Produire en abondance au prix le plus bas possible est l’objectif assigné à l’agriculture dans un monde de travailleurs pauvres où la consommation doit être dévolue à la technologie et aux loisirs. La qualité par contre se fait de plus en plus rare mais le marketing y supplée et l’agro-industrie multiplie les astuces pour nous vendre en période de fêtes, en guise de produit rares, des saloperies insipides, et bien souvent toxiques, qu’elle arrive désormais à fabriquer en masse et à bas coût pour le commun des mortels. Par une alchimie dont ils ont le secret, les hommes en blouses blanches des grandes firmes alimentaires transforment les pépites alimentaires de jadis en succédanés fadasses labellisés. Le foie gras et le saumon, longtemps réservés aux fines gueules de la bourgeoisie, se sont démocratisés ; le peuple accède à la table des riches, le marché est immense.
Le marché du foie gras pèse aujourd’hui 20.000 tonnes et plus de 2 milliards d’euros, il est en progression, notamment à l’export. Le canard n’est plus un volatile mais une industrie, une filière entre les mains de quelques grands groupes et coopératives : Vivadour, Labeyrie, Euralis, Delpeyrat . . . Des millions de palmipèdes - l’oie est aussi de la fête - vivent leur bien-être animal tout au long d’une chaîne de fabrication qui débute au couvoir et se termine dans un emballage sous-vide avec une belle étiquette bucolique évoquant un coin de pré de la campagne landaise ou gersoise. Le bonheur alimentaire est alors à portée de papilles.
Comme dans tout secteur économique soumis à la logique capitaliste, la production et la transformation y sont normalisées, rationnalisées, segmentées. Il y a les sélectionneurs, les accouveurs, les fournisseurs d’aliments, les éleveurs, les abattoirs, les transformateurs. . . Chaque professionnel, chaque maillon de la chaîne est en tension, dépendant des autres, entraîné dans une course folle au rendement dont il ne peut se soustraire ; personne n’est véritablement responsable mais se retrouve prisonnier, solidaire, d’une forme de dopage général, presque « à l’insu de son plein gré ». Il faut atteindre un haut degré de productivité et respecter des normes de biosécurité drastiques qui découragent et éliminent inexorablement les petits ; les technocrates bruxellois et les conseillers du ministère de l’agriculture, sous l’influence des poids lourds du secteur, fixent des règles qui aboutissent à la disparition des élevages fermiers.

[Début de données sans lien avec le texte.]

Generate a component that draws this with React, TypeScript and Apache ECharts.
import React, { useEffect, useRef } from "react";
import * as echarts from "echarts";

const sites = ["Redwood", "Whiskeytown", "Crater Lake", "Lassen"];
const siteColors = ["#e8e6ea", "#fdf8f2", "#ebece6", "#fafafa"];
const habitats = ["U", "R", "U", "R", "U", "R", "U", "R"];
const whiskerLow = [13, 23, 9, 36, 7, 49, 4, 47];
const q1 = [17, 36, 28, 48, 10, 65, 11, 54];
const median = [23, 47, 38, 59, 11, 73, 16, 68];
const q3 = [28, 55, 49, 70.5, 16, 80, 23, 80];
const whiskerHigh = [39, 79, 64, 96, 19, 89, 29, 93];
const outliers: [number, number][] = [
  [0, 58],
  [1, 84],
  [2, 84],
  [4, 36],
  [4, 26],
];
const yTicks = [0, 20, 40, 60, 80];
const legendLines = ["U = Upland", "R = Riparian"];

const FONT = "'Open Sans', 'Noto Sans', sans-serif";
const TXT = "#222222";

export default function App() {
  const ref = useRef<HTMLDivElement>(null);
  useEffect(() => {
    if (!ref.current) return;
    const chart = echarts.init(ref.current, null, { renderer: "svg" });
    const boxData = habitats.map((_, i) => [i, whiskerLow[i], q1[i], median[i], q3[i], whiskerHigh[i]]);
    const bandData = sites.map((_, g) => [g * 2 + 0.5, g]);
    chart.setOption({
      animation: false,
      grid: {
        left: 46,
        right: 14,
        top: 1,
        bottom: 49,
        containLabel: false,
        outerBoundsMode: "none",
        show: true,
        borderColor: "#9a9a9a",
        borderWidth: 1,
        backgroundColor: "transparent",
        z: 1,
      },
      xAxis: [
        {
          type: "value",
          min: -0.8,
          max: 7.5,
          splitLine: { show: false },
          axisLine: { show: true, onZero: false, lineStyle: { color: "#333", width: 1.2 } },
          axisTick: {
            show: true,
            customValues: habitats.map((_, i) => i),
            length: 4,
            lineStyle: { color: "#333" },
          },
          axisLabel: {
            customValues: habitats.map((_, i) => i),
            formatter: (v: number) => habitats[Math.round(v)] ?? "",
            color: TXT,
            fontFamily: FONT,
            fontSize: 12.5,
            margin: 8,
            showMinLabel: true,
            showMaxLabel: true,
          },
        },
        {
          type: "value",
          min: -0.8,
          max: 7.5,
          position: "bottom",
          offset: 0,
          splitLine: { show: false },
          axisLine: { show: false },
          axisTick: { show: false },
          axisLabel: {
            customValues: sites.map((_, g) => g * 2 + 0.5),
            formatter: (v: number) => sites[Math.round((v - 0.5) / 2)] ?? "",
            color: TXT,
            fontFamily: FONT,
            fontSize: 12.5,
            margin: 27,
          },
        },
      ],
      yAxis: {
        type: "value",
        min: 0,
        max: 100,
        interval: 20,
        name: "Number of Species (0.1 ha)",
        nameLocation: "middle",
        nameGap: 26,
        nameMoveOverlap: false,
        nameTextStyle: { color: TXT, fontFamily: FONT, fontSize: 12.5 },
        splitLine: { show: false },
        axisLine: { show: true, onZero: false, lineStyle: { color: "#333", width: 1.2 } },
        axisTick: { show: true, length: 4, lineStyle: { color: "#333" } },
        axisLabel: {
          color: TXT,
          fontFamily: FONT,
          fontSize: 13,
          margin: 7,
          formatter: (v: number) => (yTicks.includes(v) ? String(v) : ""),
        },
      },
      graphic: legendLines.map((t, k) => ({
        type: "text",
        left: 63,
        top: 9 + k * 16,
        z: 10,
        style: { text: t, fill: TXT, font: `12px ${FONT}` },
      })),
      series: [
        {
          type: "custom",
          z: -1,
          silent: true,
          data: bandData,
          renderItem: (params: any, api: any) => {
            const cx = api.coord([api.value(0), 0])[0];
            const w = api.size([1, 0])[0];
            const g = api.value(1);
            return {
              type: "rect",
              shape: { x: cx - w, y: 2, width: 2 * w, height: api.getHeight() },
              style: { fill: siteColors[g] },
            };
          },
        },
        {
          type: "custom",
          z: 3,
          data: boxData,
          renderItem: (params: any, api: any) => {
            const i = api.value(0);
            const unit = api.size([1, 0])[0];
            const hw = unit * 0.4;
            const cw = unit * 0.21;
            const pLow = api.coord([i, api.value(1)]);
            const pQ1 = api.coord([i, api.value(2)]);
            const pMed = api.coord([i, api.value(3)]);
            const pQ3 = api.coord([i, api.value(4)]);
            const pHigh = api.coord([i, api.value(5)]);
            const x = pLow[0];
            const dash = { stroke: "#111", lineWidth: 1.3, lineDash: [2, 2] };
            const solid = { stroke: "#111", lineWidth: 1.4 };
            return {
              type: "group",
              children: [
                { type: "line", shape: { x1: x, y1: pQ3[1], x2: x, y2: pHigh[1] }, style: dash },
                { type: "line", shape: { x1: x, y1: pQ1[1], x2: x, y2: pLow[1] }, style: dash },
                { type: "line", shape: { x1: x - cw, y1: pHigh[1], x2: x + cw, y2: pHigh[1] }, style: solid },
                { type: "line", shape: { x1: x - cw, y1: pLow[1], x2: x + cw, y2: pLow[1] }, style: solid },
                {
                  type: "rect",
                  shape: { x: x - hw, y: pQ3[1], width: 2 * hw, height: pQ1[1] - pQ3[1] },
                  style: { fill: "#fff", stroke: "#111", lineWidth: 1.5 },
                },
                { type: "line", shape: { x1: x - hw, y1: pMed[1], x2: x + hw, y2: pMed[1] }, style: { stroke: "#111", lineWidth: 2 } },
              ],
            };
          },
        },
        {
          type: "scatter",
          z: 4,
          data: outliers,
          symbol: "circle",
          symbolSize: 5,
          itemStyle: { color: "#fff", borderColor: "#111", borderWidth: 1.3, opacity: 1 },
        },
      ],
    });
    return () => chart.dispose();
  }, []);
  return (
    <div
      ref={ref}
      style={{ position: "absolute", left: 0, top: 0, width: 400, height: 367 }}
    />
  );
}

Mais on ne joue pas impunément avec Dame Nature : la concentration et l’uniformité modifient les équilibres et les défenses naturelles du vivant. L’épizootie de grippe aviaire qui touche actuellement les élevages du sud-ouest nous le rappelle. Le virus H5N8 se régale des espaces clos et confinés, notamment pendant les phases de transport, où sa matière première lui est servie à profusion. La main du marché est toujours trop frustre pour domestiquer une agriculture qui résulte d’ajustements infinis et progressifs.
Avec ses gros sabots, le ministre Stéphane Le Foll déclare la guerre au virus, décrète l’abattage massif (plus d’un million de canards auront été abattus pour stopper la propagation du virus), la désinfection à outrance, et met tous les types d’élevage dans le même panier. On est à la recherche d’une nature propre, sur carrelage aseptisé. Sur le long terme, cette guerre est perdue d’avance tant les logiques industrielles accentuent en permanence les risques et favorisent les épizooties qui se multiplient partout dans le monde.
Comme il est de règle désormais, les méfaits de l’agriculture industrielle sont payés par l’agriculture paysanne. Les mesures sanitaires décidées par le ministère et les faillites engendrées par cette épizootie vont renforcer encore davantage la concentration de la filière du canard gras, préambules de nouveaux désastres, de nouvelles faillites, de nouvelles restructurations. L’absence de clairvoyance des décideurs ainsi que leur soumission aux lobbies de l’agro-industrie piège la profession dans une boucle de rétroaction infernale.